## [EXERCISE INSTRUCTIONS]
Quote the listing below word for word, stopping after the line that contains "0.895, 0.8865, 0.8745]".
-- start of DATA EXTRACT --
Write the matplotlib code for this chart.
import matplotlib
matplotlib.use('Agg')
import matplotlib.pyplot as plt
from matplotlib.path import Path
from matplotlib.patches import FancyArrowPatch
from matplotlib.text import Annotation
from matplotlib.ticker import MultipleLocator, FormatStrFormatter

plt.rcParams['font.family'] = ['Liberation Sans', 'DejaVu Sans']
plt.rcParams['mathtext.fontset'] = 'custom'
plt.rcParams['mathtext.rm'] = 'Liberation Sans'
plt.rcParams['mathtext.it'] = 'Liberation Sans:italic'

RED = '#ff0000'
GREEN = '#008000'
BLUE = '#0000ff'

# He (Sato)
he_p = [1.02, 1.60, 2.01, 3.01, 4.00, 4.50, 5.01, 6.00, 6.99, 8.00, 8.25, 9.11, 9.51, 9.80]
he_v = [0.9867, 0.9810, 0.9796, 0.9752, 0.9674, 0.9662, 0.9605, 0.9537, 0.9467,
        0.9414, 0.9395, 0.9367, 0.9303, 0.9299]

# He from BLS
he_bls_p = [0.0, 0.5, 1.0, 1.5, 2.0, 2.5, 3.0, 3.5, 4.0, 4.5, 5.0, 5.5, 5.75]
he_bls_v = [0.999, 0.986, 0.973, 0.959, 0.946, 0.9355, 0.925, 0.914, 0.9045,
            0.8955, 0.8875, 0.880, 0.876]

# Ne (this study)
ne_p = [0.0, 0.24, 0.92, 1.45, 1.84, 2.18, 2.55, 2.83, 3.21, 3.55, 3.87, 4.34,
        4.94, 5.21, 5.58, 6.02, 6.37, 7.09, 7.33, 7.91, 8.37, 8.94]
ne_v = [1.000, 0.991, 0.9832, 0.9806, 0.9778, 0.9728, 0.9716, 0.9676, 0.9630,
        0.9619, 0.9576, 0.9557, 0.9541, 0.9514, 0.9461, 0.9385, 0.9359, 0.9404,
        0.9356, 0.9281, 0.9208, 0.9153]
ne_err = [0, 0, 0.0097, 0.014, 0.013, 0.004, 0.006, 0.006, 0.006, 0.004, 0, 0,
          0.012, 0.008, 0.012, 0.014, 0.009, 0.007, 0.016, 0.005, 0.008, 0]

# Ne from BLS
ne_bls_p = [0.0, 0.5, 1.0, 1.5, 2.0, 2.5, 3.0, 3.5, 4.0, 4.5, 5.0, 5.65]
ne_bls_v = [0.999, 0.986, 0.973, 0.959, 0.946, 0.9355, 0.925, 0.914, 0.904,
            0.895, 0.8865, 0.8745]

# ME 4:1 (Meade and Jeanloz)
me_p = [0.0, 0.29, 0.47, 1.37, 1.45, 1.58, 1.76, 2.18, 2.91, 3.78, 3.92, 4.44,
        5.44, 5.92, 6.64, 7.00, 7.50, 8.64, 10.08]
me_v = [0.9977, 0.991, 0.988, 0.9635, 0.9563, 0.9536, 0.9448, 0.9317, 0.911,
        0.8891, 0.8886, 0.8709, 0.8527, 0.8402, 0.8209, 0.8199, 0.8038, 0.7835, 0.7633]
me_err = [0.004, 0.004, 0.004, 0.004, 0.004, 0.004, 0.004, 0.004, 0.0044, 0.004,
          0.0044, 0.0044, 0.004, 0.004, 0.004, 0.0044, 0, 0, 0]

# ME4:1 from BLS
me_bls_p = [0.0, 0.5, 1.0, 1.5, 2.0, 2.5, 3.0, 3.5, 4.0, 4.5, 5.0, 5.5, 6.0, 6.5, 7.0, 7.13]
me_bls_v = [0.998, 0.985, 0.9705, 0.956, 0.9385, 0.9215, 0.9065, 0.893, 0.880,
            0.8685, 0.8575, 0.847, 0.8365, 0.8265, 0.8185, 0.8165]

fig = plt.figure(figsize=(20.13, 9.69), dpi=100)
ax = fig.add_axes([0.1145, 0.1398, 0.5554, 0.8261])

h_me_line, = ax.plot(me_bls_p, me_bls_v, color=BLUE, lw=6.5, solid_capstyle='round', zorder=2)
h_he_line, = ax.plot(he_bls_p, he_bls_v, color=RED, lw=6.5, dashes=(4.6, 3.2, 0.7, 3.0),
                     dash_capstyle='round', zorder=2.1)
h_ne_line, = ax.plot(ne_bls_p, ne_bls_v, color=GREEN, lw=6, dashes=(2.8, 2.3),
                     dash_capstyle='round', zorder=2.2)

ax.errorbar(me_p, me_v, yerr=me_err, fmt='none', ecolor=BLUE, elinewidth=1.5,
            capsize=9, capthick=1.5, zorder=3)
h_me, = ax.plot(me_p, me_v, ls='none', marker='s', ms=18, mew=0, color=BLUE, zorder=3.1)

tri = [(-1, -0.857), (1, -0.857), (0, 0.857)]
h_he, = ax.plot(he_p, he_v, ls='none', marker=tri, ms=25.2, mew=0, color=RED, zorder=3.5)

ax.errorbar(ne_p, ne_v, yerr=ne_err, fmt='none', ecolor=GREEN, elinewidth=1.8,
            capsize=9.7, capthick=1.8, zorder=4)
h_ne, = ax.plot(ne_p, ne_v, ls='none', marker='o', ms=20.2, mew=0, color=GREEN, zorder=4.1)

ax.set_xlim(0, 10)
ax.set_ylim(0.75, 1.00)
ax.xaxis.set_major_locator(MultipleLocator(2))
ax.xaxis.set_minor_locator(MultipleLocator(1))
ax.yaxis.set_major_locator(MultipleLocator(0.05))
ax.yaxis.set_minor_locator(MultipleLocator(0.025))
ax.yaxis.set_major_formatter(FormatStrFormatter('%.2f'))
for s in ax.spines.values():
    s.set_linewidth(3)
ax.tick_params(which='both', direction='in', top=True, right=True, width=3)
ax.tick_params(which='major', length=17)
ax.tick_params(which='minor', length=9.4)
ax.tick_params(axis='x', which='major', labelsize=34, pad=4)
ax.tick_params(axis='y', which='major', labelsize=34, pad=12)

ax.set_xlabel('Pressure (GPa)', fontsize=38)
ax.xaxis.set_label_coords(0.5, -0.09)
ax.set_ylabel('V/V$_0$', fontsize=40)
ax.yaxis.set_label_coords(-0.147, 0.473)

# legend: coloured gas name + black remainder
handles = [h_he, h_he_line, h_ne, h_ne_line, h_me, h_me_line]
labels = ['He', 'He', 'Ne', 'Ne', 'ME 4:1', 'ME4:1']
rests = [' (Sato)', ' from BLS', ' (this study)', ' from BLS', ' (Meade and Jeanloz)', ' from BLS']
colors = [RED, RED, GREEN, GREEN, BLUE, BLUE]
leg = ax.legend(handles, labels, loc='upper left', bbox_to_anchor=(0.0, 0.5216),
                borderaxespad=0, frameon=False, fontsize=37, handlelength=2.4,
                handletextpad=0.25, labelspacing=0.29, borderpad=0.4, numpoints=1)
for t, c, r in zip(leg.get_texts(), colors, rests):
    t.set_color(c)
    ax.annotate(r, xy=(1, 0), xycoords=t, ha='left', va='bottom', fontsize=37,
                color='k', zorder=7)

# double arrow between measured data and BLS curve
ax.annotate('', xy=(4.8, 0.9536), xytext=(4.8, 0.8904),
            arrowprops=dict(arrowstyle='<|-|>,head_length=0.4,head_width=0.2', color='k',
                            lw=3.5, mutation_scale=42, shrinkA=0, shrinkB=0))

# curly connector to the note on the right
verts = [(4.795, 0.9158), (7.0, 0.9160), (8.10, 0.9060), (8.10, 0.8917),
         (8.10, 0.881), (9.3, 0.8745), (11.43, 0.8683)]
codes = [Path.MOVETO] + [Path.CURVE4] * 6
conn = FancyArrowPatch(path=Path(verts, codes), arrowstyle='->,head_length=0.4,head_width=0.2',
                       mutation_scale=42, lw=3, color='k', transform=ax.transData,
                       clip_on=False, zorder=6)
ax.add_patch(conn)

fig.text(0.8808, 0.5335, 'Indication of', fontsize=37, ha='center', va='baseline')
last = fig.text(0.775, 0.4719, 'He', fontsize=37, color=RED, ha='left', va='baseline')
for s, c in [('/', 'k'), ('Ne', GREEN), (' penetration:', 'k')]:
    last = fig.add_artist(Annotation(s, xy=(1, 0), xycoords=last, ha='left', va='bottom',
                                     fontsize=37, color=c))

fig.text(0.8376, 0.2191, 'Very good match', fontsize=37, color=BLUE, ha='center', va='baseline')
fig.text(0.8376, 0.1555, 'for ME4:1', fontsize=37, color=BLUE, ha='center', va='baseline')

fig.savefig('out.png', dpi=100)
-- end of DATA EXTRACT --
## [RESULT]
Write the matplotlib code for this chart.
import matplotlib
matplotlib.use('Agg')
import matplotlib.pyplot as plt
from matplotlib.path import Path
from matplotlib.patches import FancyArrowPatch
from matplotlib.text import Annotation
from matplotlib.ticker import MultipleLocator, FormatStrFormatter

plt.rcParams['font.family'] = ['Liberation Sans', 'DejaVu Sans']
plt.rcParams['mathtext.fontset'] = 'custom'
plt.rcParams['mathtext.rm'] = 'Liberation Sans'
plt.rcParams['mathtext.it'] = 'Liberation Sans:italic'

RED = '#ff0000'
GREEN = '#008000'
BLUE = '#0000ff'

# He (Sato)
he_p = [1.02, 1.60, 2.01, 3.01, 4.00, 4.50, 5.01, 6.00, 6.99, 8.00, 8.25, 9.11, 9.51, 9.80]
he_v = [0.9867, 0.9810, 0.9796, 0.9752, 0.9674, 0.9662, 0.9605, 0.9537, 0.9467,
        0.9414, 0.9395, 0.9367, 0.9303, 0.9299]

# He from BLS
he_bls_p = [0.0, 0.5, 1.0, 1.5, 2.0, 2.5, 3.0, 3.5, 4.0, 4.5, 5.0, 5.5, 5.75]
he_bls_v = [0.999, 0.986, 0.973, 0.959, 0.946, 0.9355, 0.925, 0.914, 0.9045,
            0.8955, 0.8875, 0.880, 0.876]

# Ne (this study)
ne_p = [0.0, 0.24, 0.92, 1.45, 1.84, 2.18, 2.55, 2.83, 3.21, 3.55, 3.87, 4.34,
        4.94, 5.21, 5.58, 6.02, 6.37, 7.09, 7.33, 7.91, 8.37, 8.94]
ne_v = [1.000, 0.991, 0.9832, 0.9806, 0.9778, 0.9728, 0.9716, 0.9676, 0.9630,
        0.9619, 0.9576, 0.9557, 0.9541, 0.9514, 0.9461, 0.9385, 0.9359, 0.9404,
        0.9356, 0.9281, 0.9208, 0.9153]
ne_err = [0, 0, 0.0097, 0.014, 0.013, 0.004, 0.006, 0.006, 0.006, 0.004, 0, 0,
          0.012, 0.008, 0.012, 0.014, 0.009, 0.007, 0.016, 0.005, 0.008, 0]

# Ne from BLS
ne_bls_p = [0.0, 0.5, 1.0, 1.5, 2.0, 2.5, 3.0, 3.5, 4.0, 4.5, 5.0, 5.65]
ne_bls_v = [0.999, 0.986, 0.973, 0.959, 0.946, 0.9355, 0.925, 0.914, 0.904,
            0.895, 0.8865, 0.8745]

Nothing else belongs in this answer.